50 years since JFK’s challenge

Again, another editorial column I wrote to help with the editorial pages in the upcoming weeks. I think it is going in Friday, Jan. 21 paper. No signature since it is supposed to represent the newspaper’s viewpoint.

Fifty years have passed since the inauguration of our nation’s youngest president, John F. Kennedy. The same year that Kennedy came in the presidency as the first Catholic, our nation’s first black president, Barack Obama came into the world. His presidency reflects one fulfillment of the challenges Kennedy issued at his inauguration.

On the cusp of the country’s collision with the quest for civil rights, Kennedy challenged those who wanted to see a difference to ask not what your country can do for you — ask what you can do for your country.

With his life and presidency truncated with an assassin’s bullet, Kennedy never saw the changes and advances of the past five decades. Not all received a warm welcome: The civil rights movement left the decade of the 60s in turmoil but paved the way to opening the door to offices and businesses across the nation including the White House. In 1981 Sandra Day O’Connor became the first woman to serve on the Supreme Court in 1981. In 1983, Dr. Sally Ride became the first American woman in space on the shuttle Challenger.

Kennedy came to the helm of the country at the height of the cold war. In his speech he acknowledged the need for nuclear weapons while striving to reduce that need. A mere five presidents later, Ronald Reagan demanded and saw the fall of the Berlin wall in 1989.

Weighing the extreme financial costs, Kennedy challenged the nation to land a man on the moon in this generation. The moon landing came within the decade because politicians voted to fund the research and scientists invested the time, energy and ingenuity to that end. Ultimately we all benefited as researchers improved computer technology, communication satellites and invented items to serve the astronauts on their space flights.

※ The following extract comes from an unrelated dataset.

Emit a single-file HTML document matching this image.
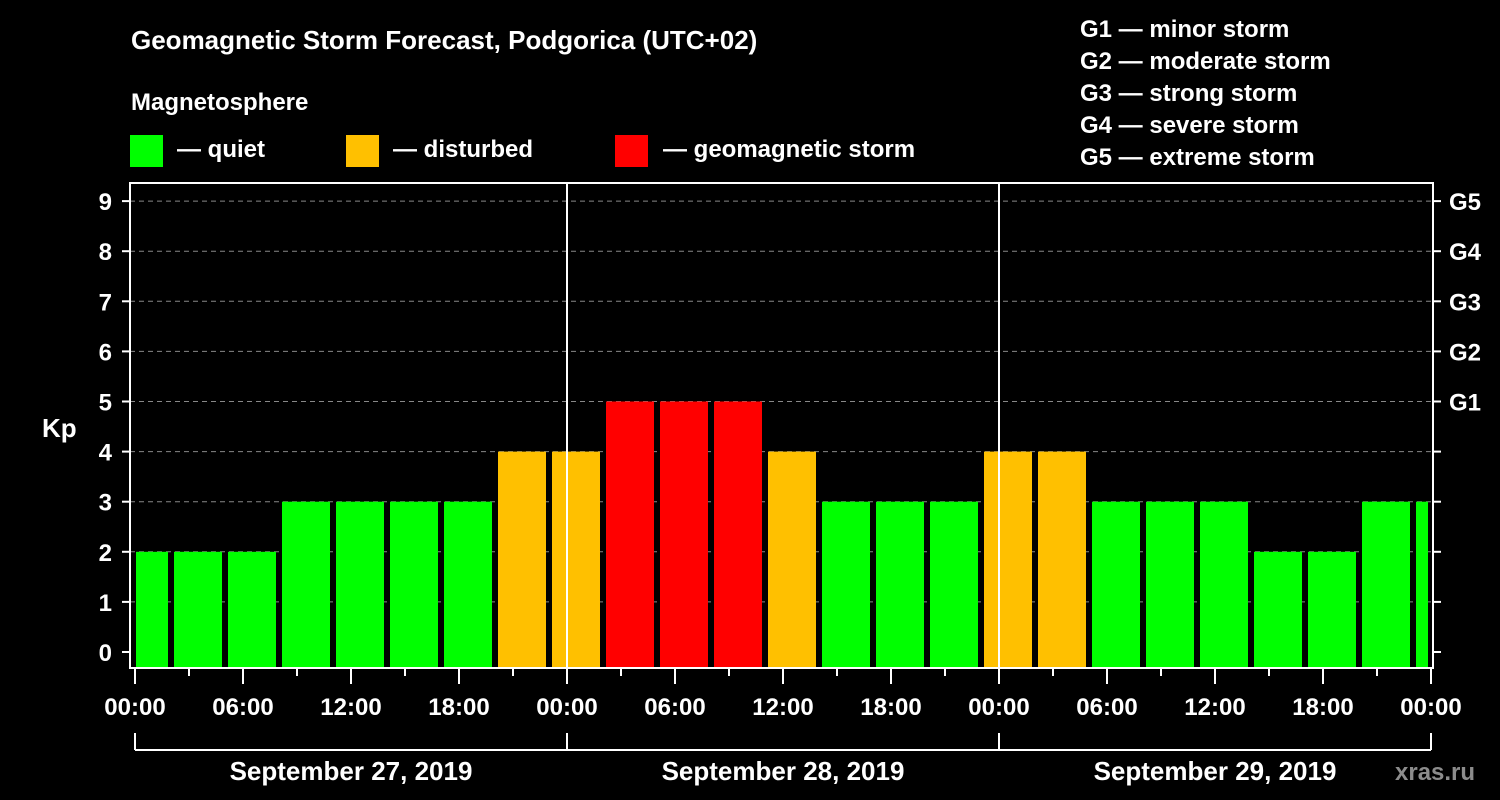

The technological advances our nation and the world has seen in the past 50 years defy imagination: One device captures the essence of a half century of change: A hand-held cell phone with Internet access, a digital camera and storage for hundreds of songs.

Kennedy also vowed, “We shall pay any price, bear any burden, meet any hardship, support any friend, oppose any foe, in order to assure the survival and the success of liberty.” That still holds true even though as a nation we exchanged communism in the East for terrorism from the Mid-East.

Many have stepped up to Kennedy’s challenge and made a difference in the nation and world, yet more advances are needed. Education continues to lag. The number of couples marrying and staying married has steadily declined since the 1960s impoverishing thousand of children in single parent homes. Our aging infrastructure continues to need updating. Too many ask what else their country will do for them as they wait for their government check.

Individuals have done much to advance the life style in the United States of America but Kennedy’s call for participation rings as true today as it did 50 years ago. “Ask not what your country can do for you, ask what you can do for your country.”